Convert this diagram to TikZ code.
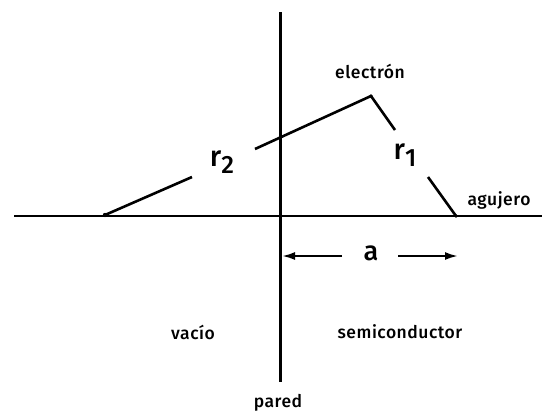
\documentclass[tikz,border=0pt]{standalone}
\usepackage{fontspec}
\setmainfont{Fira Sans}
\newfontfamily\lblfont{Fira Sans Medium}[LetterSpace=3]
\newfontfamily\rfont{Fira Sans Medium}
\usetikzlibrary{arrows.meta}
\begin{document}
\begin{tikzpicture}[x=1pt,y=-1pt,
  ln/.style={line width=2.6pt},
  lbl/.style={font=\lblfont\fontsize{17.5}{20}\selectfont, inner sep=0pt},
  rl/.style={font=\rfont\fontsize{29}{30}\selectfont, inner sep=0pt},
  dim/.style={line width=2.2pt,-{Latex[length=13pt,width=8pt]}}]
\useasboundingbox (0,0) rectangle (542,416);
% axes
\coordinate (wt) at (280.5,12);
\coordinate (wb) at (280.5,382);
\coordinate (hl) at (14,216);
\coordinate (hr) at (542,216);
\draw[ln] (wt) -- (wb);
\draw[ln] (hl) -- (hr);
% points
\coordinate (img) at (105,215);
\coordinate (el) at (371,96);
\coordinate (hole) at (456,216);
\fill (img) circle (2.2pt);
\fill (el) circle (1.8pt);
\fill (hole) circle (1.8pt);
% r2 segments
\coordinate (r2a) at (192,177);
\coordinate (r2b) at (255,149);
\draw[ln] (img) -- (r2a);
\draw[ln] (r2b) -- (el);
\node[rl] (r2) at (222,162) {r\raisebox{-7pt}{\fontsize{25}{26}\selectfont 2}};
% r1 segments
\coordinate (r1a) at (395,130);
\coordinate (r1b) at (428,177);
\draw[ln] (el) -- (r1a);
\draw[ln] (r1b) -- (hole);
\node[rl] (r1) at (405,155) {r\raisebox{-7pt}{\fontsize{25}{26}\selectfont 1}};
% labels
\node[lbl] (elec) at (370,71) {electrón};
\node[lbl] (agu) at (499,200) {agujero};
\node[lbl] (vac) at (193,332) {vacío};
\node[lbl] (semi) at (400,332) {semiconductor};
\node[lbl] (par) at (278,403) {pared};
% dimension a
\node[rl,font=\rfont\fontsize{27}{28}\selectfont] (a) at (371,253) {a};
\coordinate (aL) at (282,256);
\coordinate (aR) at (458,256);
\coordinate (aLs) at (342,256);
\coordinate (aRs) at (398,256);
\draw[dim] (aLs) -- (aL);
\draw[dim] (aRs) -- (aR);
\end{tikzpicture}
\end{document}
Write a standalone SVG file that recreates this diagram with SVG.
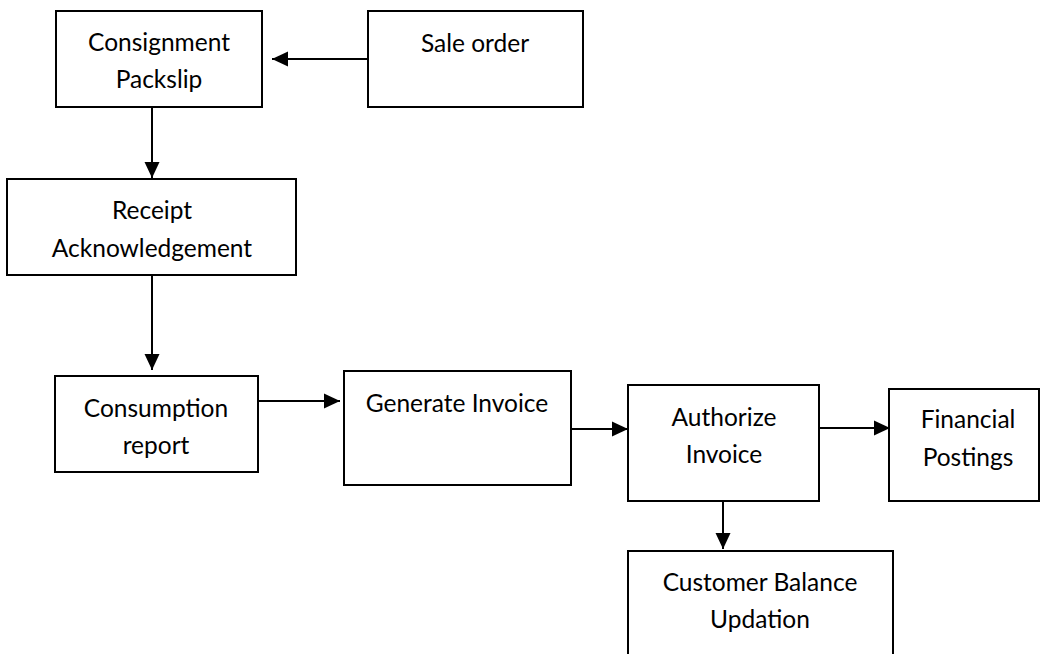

◇ ◇ ◇ ◇

Short problem:
Could you repeat all of the material exactly? Pictures should not be copied.

Task answer:
Convert this diagram to TikZ code.
\documentclass[tikz,border=0pt]{standalone}
\usepackage{fontspec}
\setmainfont{Fira Sans}
\newfontfamily\lblfont{Fira Sans Medium}[LetterSpace=3]
\newfontfamily\rfont{Fira Sans Medium}
\usetikzlibrary{arrows.meta}
\begin{document}
\begin{tikzpicture}[x=1pt,y=-1pt,
  ln/.style={line width=2.6pt},
  lbl/.style={font=\lblfont\fontsize{17.5}{20}\selectfont, inner sep=0pt},
  rl/.style={font=\rfont\fontsize{29}{30}\selectfont, inner sep=0pt},
  dim/.style={line width=2.2pt,-{Latex[length=13pt,width=8pt]}}]
\useasboundingbox (0,0) rectangle (542,416);
% axes
\coordinate (wt) at (280.5,12);
\coordinate (wb) at (280.5,382);
\coordinate (hl) at (14,216);
\coordinate (hr) at (542,216);
\draw[ln] (wt) -- (wb);
\draw[ln] (hl) -- (hr);
% points
\coordinate (img) at (105,215);
\coordinate (el) at (371,96);
\coordinate (hole) at (456,216);
\fill (img) circle (2.2pt);
\fill (el) circle (1.8pt);
\fill (hole) circle (1.8pt);
% r2 segments
\coordinate (r2a) at (192,177);
\coordinate (r2b) at (255,149);
\draw[ln] (img) -- (r2a);
\draw[ln] (r2b) -- (el);
\node[rl] (r2) at (222,162) {r\raisebox{-7pt}{\fontsize{25}{26}\selectfont 2}};
% r1 segments
\coordinate (r1a) at (395,130);
\coordinate (r1b) at (428,177);
\draw[ln] (el) -- (r1a);
\draw[ln] (r1b) -- (hole);
\node[rl] (r1) at (405,155) {r\raisebox{-7pt}{\fontsize{25}{26}\selectfont 1}};
% labels
\node[lbl] (elec) at (370,71) {electrón};
\node[lbl] (agu) at (499,200) {agujero};
\node[lbl] (vac) at (193,332) {vacío};
\node[lbl] (semi) at (400,332) {semiconductor};
\node[lbl] (par) at (278,403) {pared};
% dimension a
\node[rl,font=\rfont\fontsize{27}{28}\selectfont] (a) at (371,253) {a};
\coordinate (aL) at (282,256);
\coordinate (aR) at (458,256);
\coordinate (aLs) at (342,256);
\coordinate (aRs) at (398,256);
\draw[dim] (aLs) -- (aL);
\draw[dim] (aRs) -- (aR);
\end{tikzpicture}
\end{document}
Write a standalone SVG file that recreates this diagram with SVG.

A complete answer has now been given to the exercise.